The Challenge of Measuring Longitude at Sea
Latitude, the north-south position on a map, is dictated by the laws of nature. Sailors can easily find their distance from the equator by measuring the height of the sun or stars. Longitude, however, is a human invention with no fixed starting point. Because the Earth rotates, measuring east-west distance becomes a puzzle of time rather than simple observation. To find longitude at sea, a navigator must know the exact time at their home port and the local time simultaneously. Every hour of difference between these two clocks equals fifteen degrees of geographical travel.
Historically, this was impossible because pendulum clocks failed on rocking ships. Changes in temperature and pressure also made lubricating oil thick or metal parts warp, leading to frequent, deadly shipwrecks. By the 1700s, the longitude problem was the greatest scientific challenge of the age. Governments offered massive rewards for a solution, treating it as a feat as impossible as turning lead into gold. While famous astronomers tried to map the clockwork of the stars, a self-taught clockmaker named John Harrison took a different path. He spent forty years building a mechanical clock that could withstand the chaos of the ocean.

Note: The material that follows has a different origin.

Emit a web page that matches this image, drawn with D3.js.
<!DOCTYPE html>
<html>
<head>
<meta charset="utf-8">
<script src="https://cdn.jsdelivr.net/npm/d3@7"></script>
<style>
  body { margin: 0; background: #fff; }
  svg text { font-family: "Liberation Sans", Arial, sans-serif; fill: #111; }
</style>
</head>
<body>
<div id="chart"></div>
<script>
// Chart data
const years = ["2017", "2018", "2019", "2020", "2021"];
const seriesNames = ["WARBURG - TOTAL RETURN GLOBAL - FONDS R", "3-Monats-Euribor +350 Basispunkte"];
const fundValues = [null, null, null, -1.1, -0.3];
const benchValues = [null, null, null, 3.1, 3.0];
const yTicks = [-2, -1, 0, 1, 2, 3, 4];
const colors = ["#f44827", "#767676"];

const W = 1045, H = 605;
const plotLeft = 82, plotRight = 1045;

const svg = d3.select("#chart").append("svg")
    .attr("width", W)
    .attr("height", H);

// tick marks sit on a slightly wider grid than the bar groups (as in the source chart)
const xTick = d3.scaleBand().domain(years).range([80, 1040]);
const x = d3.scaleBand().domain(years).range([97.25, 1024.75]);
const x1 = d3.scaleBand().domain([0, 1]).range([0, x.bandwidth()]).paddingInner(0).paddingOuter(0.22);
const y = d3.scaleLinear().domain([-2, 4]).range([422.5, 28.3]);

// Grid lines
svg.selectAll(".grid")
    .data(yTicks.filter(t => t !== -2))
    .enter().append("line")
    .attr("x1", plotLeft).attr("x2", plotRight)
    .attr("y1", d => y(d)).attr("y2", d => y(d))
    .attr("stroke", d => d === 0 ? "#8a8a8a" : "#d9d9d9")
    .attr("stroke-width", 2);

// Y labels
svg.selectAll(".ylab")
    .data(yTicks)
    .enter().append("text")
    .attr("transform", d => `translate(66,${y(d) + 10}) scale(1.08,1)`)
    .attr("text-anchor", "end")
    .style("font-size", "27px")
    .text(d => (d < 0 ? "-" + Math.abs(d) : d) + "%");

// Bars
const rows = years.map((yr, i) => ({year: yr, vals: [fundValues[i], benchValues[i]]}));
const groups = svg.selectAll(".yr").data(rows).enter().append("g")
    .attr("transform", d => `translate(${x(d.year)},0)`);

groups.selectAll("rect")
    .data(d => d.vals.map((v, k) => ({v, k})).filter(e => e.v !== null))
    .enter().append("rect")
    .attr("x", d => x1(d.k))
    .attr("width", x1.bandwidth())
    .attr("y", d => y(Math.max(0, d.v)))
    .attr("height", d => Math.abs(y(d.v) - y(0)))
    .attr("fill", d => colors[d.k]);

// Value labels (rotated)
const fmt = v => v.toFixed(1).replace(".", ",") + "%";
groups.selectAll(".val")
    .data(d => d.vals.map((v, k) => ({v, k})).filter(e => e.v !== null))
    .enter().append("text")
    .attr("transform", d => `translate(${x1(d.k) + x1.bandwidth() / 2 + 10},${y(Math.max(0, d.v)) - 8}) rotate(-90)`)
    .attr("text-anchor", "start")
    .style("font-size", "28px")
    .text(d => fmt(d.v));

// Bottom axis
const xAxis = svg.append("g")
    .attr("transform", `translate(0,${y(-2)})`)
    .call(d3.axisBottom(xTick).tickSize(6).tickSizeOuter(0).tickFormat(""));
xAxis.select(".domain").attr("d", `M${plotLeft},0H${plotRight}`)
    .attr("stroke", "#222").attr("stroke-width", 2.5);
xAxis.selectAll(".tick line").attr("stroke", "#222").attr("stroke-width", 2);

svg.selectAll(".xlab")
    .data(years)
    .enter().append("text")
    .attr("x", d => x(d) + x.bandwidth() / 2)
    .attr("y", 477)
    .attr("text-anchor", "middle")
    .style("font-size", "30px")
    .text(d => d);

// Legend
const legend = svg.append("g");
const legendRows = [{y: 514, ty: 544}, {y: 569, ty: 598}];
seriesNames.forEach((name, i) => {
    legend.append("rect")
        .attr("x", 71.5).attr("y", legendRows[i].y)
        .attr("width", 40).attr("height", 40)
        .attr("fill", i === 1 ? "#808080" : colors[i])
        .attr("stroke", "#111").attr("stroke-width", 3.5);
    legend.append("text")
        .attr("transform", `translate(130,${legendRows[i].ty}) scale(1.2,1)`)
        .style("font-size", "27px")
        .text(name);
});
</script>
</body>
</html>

Harrison faced intense opposition from the scientific elite, who believed only the heavens could provide the answer. Despite political sabotage and shifting contest rules, his friction-free, temperature-compensated clocks proved more accurate than any star chart. With the support of King George III, he finally secured his reward. His invention transformed the sea from a place of dangerous guesswork into a world of precision.